British Guinness is supposed to be a humorous travel memoir through England, France, and Italy.
Simply put, this book is not funny. The author frequently comes across as an example of what not to be like as a tourist. The phrase "Ugly American" comes to mind. Even in the description for the book, the way he talks about the locals as "people that inhabit the land like wild animals" shows his negative attitude. He generally seems to find things dirty and smelly. Communication problems aren't always solved amicably either. Sometimes he becomes annoyed because the person doesn't speak any English even though he is the one visiting their country.
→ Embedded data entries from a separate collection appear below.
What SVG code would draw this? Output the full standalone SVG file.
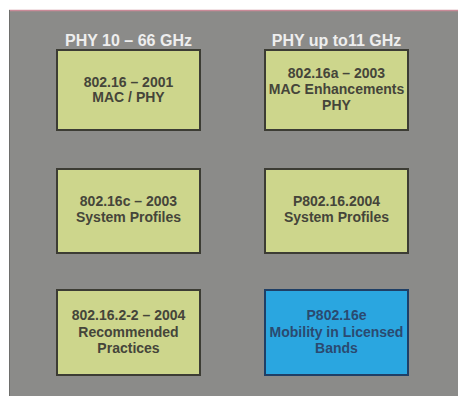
<svg xmlns="http://www.w3.org/2000/svg" width="458" height="396" viewBox="0 0 458 396">
<style>
.hdr{font-family:"Liberation Sans",Arial,sans-serif;font-size:16px;font-weight:bold;fill:#eeeeee;text-anchor:middle}
.box{fill:#cdd68c;stroke:#3c3c34;stroke-width:2}
.blue{fill:#2aa6e0;stroke:#1f3f66;stroke-width:2}
.t{font-family:"Liberation Sans",Arial,sans-serif;font-size:14px;font-weight:bold;fill:#45453a;text-anchor:middle}
.tb{font-family:"Liberation Sans",Arial,sans-serif;font-size:14px;font-weight:bold;fill:#2a4a70;text-anchor:middle}
</style>
<rect x="0" y="0" width="458" height="396" fill="#ffffff"/>
<rect x="9" y="10" width="449" height="386" fill="#8b8b89"/>
<line x1="9" y1="10.5" x2="458" y2="10.5" stroke="#c98a98" stroke-width="1.5"/>
<line x1="9.5" y1="10" x2="9.5" y2="396" stroke="#6e6e6c" stroke-width="1"/>
<g id="headers">
<text class="hdr" x="128.5" y="46">PHY 10 – 66 GHz</text>
<text class="hdr" x="336.5" y="46">PHY up to11 GHz</text>
</g>
<g id="node1">
<rect class="box" x="57" y="50" width="143" height="80"/>
<text class="t" x="128.5" y="87">802.16 – 2001</text>
<text class="t" x="128.5" y="102">MAC / PHY</text>
</g>
<g id="node2">
<rect class="box" x="265" y="50" width="143" height="80"/>
<text class="t" x="336.5" y="78">802.16a – 2003</text>
<text class="t" x="336.5" y="94">MAC Enhancements</text>
<text class="t" x="336.5" y="110">PHY</text>
</g>
<g id="node3">
<rect class="box" x="57" y="169" width="143" height="84"/>
<text class="t" x="128.5" y="206">802.16c – 2003</text>
<text class="t" x="128.5" y="222">System Profiles</text>
</g>
<g id="node4">
<rect class="box" x="265" y="169" width="143" height="84"/>
<text class="t" x="336.5" y="206">P802.16.2004</text>
<text class="t" x="336.5" y="222">System Profiles</text>
</g>
<g id="node5">
<rect class="box" x="57" y="290" width="143" height="85"/>
<text class="t" x="128.5" y="320">802.16.2-2 – 2004</text>
<text class="t" x="128.5" y="337">Recommended</text>
<text class="t" x="128.5" y="353">Practices</text>
</g>
<g id="node6">
<rect class="blue" x="265" y="290" width="143" height="85"/>
<text class="tb" x="336.5" y="320">P802.16e</text>
<text class="tb" x="336.5" y="337">Mobility in Licensed</text>
<text class="tb" x="336.5" y="353">Bands</text>
</g>
<g id="connectors"></g>
</svg>
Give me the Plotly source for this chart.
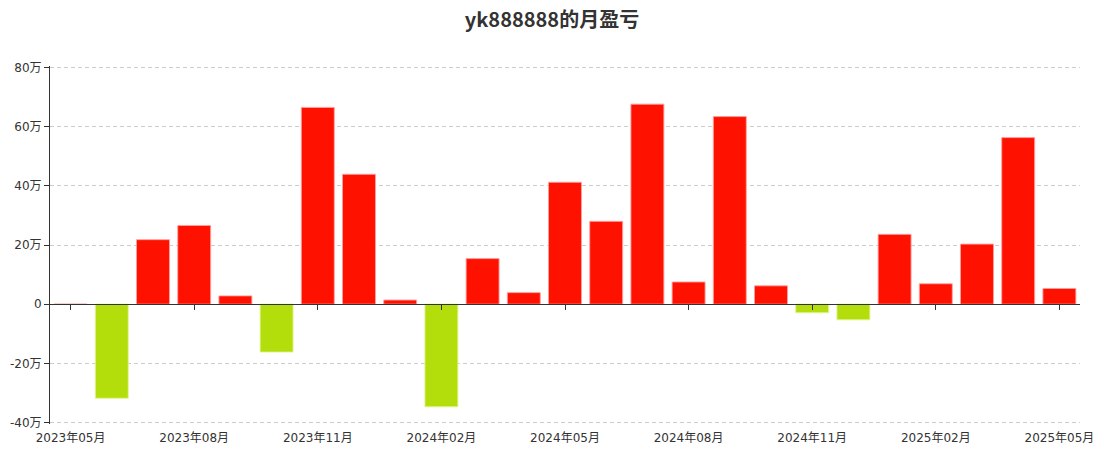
import plotly.graph_objects as go

months = ["2023年05月", "2023年06月", "2023年07月", "2023年08月", "2023年09月", "2023年10月",
          "2023年11月", "2023年12月", "2024年01月", "2024年02月", "2024年03月", "2024年04月",
          "2024年05月", "2024年06月", "2024年07月", "2024年08月", "2024年09月", "2024年10月",
          "2024年11月", "2024年12月", "2025年01月", "2025年02月", "2025年03月", "2025年04月",
          "2025年05月"]
# monthly profit/loss, unit: 万
profit = [0, -31.8, 21.8, 26.6, 2.8, -16.2, 66.5, 43.9, 1.4, -34.7, 15.4, 3.9,
          41.2, 28.0, 67.6, 7.5, 63.4, 6.2, -2.9, -5.3, 23.6, 6.9, 20.3, 56.3, 5.3]
x_ticks = months[::3]
y_ticks = [-40, -20, 0, 20, 40, 60, 80]
y_tick_text = ["-40万", "-20万", "0", "20万", "40万", "60万", "80万"]

RED = "#ff1100"
GREEN = "#b3de0c"
colors = [RED if v >= 0 else GREEN for v in profit]
edge = ["rgba(255,160,160,0.9)" if v >= 0 else "rgba(225,245,150,0.9)" for v in profit]

title_font = "Noto Sans CJK SC, Noto Sans, sans-serif"
tick_font = "DejaVu Sans, Noto Sans CJK SC, sans-serif"

Y_RANGE = [-40.5, 80.5]

fig = go.Figure()
fig.add_trace(go.Bar(
    x=months, y=profit,
    marker=dict(color=colors, line=dict(color=edge, width=1)),
    width=0.8,
    showlegend=False,
))
# invisible trace to carry the zero-line axis with tick marks
fig.add_trace(go.Scatter(x=months, y=[None] * len(months), xaxis="x2",
                         showlegend=False, hoverinfo="skip"))

fig.update_layout(
    width=1104, height=451,
    margin=dict(l=50, r=24, t=65.5, b=27),
    paper_bgcolor="white", plot_bgcolor="white",
    font=dict(family=tick_font, size=12, color="#333333"),
    title=dict(text="<b>yk888888的月盈亏</b>", x=0.5, xanchor="center",
               y=1 - 20 / 451, yref="container", yanchor="middle",
               font=dict(size=20, color="#333333", family=title_font)),
    bargap=0.2,
    xaxis=dict(type="category", categoryorder="array", categoryarray=months,
               range=[-0.5, len(months) - 0.5], automargin=False,
               tickmode="array", tickvals=x_ticks, ticktext=x_ticks,
               showline=False, ticks="", showgrid=False, zeroline=False,
               ticklabelstandoff=5,
               tickfont=dict(size=12, color="#333333", family=tick_font)),
    xaxis2=dict(type="category", categoryorder="array", categoryarray=months,
                range=[-0.5, len(months) - 0.5], automargin=False,
                overlaying="x", anchor="free",
                position=(0 - Y_RANGE[0]) / (Y_RANGE[1] - Y_RANGE[0]),
                tickmode="array", tickvals=x_ticks,
                showticklabels=False, showline=True, linecolor="#333333", linewidth=1,
                ticks="outside", ticklen=5, tickcolor="#333333",
                showgrid=False, zeroline=False),
    yaxis=dict(range=Y_RANGE, tickmode="array", tickvals=y_ticks, ticktext=y_tick_text,
               automargin=False,
               showline=True, linecolor="#333333", linewidth=1,
               ticks="outside", ticklen=5, tickcolor="#333333",
               showgrid=True, gridcolor="#cccccc", griddash="4px,3px", gridwidth=1,
               zeroline=False,
               tickfont=dict(size=12, color="#333333", family=tick_font)),
)

fig.write_html("out.html", config={"displayModeBar": False},
               post_script="document.body.style.margin='0';document.body.style.overflow='hidden';")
I had a lot of trouble finishing this book. Small Spoiler: In particular after he sees two young women walking small dogs and the dogs get into a fight. He decides he would rather "sit back and enjoy the show" than help.
After a while it becomes a series of cappuccinos for the men and shopping trips for the women punctuated by sight seeing. As far as humor in the book goes, I think it probably is humorous to the author and his family and the people that know them, but that the humor doesn't seem to translate to a broader experience.
On a more positive note, there are a few places where the descriptions shine through. In Paris: "Ascending the stairwell from the station was like being slowly dipped into a vat of creamy butter. Everything around us changed with each step. Everything became deliciously foreign." Now, if only he had been able to keep that sort of attitude and language.
I gave this book 2 stars out of 5.
Disclaimer: I received a copy of this book for my unbiased opinion.